Records with drawing code:
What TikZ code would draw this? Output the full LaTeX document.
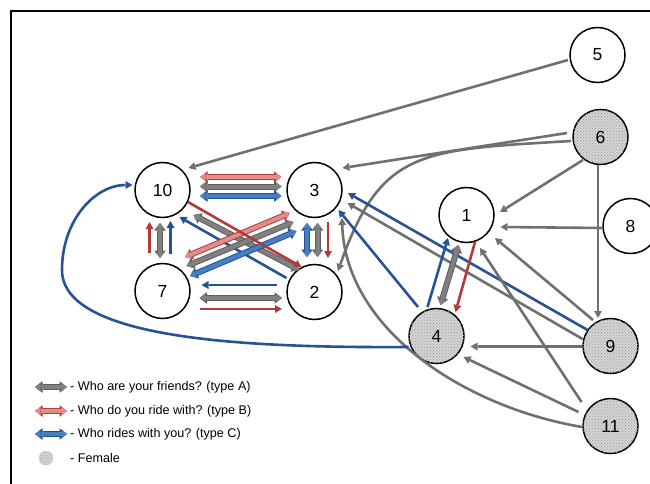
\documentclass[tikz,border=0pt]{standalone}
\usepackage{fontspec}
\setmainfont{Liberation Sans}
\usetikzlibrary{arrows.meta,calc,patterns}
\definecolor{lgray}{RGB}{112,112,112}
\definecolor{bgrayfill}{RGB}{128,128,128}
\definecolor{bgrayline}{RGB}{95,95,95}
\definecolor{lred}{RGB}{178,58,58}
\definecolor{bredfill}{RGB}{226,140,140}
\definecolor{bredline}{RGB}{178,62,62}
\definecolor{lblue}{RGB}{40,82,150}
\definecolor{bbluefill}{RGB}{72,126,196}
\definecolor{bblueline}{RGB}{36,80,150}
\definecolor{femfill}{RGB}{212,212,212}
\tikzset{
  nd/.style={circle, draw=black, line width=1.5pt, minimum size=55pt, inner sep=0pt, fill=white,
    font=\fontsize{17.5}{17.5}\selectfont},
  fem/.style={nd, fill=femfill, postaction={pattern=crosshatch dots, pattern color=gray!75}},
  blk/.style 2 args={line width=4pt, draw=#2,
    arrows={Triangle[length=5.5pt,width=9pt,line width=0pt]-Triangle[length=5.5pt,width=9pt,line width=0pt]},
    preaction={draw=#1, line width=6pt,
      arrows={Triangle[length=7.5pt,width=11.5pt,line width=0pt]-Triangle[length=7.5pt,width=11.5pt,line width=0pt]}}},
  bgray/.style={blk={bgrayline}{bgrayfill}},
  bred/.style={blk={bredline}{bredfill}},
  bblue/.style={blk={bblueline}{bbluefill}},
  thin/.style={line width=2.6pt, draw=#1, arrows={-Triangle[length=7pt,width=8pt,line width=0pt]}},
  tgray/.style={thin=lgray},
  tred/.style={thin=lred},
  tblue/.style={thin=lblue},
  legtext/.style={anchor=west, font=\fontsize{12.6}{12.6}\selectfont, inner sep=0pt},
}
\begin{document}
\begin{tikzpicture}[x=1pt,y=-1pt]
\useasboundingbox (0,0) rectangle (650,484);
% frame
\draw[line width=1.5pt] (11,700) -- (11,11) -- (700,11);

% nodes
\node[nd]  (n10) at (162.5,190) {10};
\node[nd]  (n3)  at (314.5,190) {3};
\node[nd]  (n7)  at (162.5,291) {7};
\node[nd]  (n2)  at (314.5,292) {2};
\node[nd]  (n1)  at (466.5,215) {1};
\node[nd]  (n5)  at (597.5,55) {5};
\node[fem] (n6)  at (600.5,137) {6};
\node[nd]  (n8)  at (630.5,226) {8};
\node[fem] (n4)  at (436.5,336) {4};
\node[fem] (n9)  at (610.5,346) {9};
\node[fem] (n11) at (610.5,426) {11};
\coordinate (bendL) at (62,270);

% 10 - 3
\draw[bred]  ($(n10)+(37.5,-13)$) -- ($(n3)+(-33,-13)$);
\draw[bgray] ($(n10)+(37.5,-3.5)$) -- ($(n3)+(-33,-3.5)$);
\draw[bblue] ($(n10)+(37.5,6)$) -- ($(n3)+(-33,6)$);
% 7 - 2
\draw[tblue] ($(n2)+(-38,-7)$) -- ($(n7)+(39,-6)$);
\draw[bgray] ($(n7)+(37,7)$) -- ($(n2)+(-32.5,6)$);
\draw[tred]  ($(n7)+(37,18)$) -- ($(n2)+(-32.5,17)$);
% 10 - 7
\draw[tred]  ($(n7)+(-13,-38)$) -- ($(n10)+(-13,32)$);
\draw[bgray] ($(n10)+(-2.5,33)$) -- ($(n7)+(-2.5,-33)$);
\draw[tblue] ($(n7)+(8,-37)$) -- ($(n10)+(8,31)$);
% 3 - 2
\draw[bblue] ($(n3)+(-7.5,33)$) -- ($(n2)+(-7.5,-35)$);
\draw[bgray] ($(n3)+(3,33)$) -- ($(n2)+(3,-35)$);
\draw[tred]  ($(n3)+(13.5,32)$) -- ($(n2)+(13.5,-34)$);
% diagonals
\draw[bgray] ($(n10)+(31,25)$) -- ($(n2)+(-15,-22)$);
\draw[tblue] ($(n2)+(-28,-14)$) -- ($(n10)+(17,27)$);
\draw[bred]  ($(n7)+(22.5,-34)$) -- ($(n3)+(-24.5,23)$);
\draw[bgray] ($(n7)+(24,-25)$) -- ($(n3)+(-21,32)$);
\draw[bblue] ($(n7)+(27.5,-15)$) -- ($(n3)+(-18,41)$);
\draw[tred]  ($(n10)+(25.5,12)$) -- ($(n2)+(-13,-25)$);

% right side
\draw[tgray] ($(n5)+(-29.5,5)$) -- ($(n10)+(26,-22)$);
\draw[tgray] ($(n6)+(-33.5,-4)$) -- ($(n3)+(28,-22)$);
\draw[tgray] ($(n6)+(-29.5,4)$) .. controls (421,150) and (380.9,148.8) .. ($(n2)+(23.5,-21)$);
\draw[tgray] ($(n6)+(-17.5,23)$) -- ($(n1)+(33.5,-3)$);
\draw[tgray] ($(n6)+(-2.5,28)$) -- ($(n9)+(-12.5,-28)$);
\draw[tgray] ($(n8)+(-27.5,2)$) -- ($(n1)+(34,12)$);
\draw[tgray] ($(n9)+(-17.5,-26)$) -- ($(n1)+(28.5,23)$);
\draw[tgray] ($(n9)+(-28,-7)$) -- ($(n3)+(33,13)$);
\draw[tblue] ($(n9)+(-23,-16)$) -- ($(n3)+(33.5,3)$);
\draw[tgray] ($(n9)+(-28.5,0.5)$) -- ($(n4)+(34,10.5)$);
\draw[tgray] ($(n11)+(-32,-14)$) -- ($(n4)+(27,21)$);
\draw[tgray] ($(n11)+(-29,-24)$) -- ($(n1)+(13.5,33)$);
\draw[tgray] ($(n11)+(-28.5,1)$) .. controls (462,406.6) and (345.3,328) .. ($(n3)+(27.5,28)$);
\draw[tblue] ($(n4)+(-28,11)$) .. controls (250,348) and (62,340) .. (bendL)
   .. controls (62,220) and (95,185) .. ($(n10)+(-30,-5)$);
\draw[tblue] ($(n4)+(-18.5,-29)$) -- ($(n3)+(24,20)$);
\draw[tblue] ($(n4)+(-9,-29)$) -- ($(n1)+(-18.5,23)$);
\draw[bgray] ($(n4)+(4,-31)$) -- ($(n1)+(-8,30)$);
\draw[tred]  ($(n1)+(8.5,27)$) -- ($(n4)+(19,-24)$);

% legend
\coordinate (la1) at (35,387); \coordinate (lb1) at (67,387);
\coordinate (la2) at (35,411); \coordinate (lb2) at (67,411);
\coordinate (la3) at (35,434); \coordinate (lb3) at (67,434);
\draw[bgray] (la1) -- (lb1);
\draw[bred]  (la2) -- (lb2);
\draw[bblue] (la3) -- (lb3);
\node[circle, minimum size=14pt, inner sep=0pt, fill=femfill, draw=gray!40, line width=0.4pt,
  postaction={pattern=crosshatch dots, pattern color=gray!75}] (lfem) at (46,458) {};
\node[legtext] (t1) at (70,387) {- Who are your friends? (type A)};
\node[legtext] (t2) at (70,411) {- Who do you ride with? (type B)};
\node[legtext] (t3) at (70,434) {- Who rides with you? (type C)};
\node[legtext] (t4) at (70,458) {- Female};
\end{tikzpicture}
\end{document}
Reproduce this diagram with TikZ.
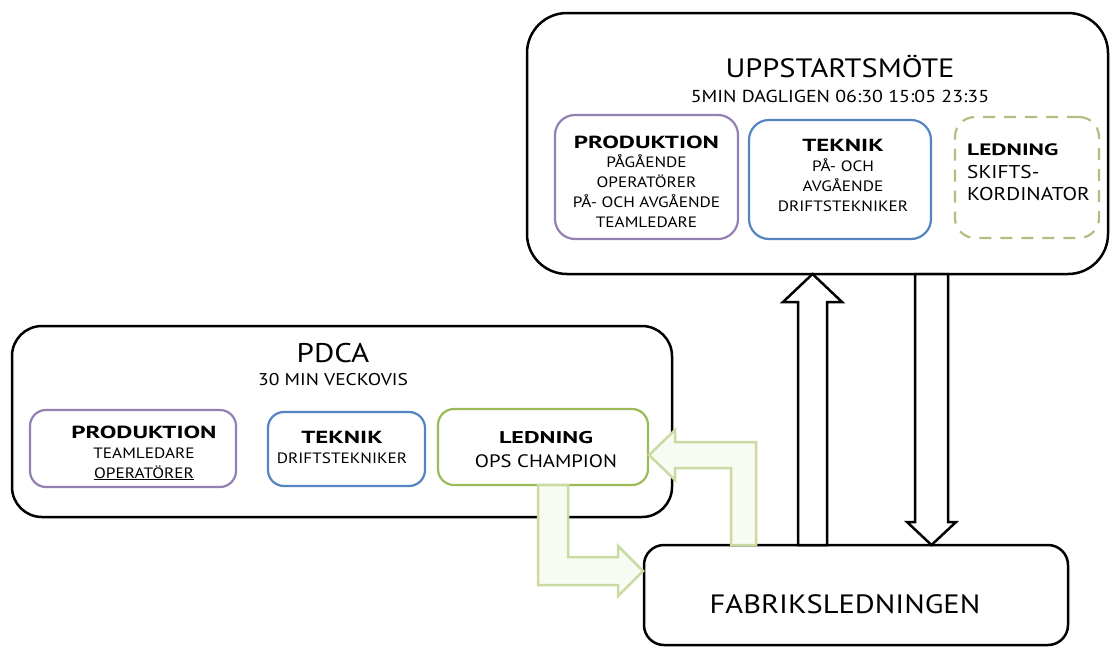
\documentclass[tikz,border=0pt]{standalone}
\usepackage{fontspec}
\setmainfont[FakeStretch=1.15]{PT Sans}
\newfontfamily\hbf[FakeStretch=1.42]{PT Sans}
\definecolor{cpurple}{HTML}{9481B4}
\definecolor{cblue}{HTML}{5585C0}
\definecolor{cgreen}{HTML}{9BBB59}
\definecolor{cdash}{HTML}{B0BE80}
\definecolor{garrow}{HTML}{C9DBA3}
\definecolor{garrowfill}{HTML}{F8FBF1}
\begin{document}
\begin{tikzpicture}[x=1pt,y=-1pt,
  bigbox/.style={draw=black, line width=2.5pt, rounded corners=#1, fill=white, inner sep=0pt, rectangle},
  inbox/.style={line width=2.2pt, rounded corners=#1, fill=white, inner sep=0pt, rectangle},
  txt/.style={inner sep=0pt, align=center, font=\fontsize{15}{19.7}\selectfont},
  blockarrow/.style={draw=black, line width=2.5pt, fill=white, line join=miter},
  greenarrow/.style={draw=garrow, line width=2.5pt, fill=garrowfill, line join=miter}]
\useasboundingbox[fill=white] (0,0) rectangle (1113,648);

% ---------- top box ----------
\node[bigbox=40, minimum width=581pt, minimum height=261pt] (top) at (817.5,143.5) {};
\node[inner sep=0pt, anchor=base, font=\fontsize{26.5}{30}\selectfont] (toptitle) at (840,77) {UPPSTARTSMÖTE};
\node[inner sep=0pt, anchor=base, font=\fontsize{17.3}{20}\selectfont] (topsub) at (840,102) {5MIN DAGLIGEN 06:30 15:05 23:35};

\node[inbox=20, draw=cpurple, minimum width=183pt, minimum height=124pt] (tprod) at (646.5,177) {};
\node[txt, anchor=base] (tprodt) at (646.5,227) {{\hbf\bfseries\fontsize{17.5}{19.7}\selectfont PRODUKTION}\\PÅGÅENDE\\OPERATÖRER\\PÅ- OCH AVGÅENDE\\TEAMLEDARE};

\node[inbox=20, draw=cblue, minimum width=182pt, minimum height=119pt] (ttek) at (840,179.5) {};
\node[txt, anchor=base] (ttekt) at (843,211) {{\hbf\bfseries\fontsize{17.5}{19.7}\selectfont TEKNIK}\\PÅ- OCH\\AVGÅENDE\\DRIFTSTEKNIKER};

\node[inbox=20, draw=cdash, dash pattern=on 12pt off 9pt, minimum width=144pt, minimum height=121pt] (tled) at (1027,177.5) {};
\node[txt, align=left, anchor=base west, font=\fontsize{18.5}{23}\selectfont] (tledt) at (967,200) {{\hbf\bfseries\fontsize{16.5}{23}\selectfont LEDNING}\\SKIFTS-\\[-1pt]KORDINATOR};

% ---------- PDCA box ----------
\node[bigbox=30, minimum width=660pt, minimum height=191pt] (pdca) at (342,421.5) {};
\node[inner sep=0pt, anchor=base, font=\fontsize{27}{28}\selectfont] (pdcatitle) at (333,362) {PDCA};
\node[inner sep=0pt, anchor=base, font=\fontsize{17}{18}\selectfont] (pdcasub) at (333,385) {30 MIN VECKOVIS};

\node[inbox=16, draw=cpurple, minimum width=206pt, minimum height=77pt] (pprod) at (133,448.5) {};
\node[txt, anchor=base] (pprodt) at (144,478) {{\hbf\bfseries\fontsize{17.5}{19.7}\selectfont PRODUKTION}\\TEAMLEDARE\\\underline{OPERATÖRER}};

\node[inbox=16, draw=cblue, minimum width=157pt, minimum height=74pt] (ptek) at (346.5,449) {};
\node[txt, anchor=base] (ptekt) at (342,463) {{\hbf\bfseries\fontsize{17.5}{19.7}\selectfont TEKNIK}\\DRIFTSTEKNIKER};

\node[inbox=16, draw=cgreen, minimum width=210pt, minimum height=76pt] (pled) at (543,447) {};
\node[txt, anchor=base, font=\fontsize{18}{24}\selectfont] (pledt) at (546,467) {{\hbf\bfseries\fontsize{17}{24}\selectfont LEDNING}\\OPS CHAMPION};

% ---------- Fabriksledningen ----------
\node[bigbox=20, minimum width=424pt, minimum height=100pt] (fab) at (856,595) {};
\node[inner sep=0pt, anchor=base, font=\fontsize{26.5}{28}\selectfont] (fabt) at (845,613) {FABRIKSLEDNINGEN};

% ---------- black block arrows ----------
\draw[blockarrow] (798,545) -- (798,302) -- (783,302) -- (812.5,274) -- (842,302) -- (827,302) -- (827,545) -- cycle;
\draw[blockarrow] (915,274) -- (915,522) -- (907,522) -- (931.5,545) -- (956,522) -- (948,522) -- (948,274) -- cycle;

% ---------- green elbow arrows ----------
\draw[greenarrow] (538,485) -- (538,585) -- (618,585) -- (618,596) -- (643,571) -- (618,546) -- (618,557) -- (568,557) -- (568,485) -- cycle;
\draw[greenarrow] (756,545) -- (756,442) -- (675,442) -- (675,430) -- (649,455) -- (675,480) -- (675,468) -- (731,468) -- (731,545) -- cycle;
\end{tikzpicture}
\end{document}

### Instruction
Copy each line above containing the string "this".

### The response
What TikZ code would draw this? Output the full LaTeX document.
Reproduce this diagram with TikZ.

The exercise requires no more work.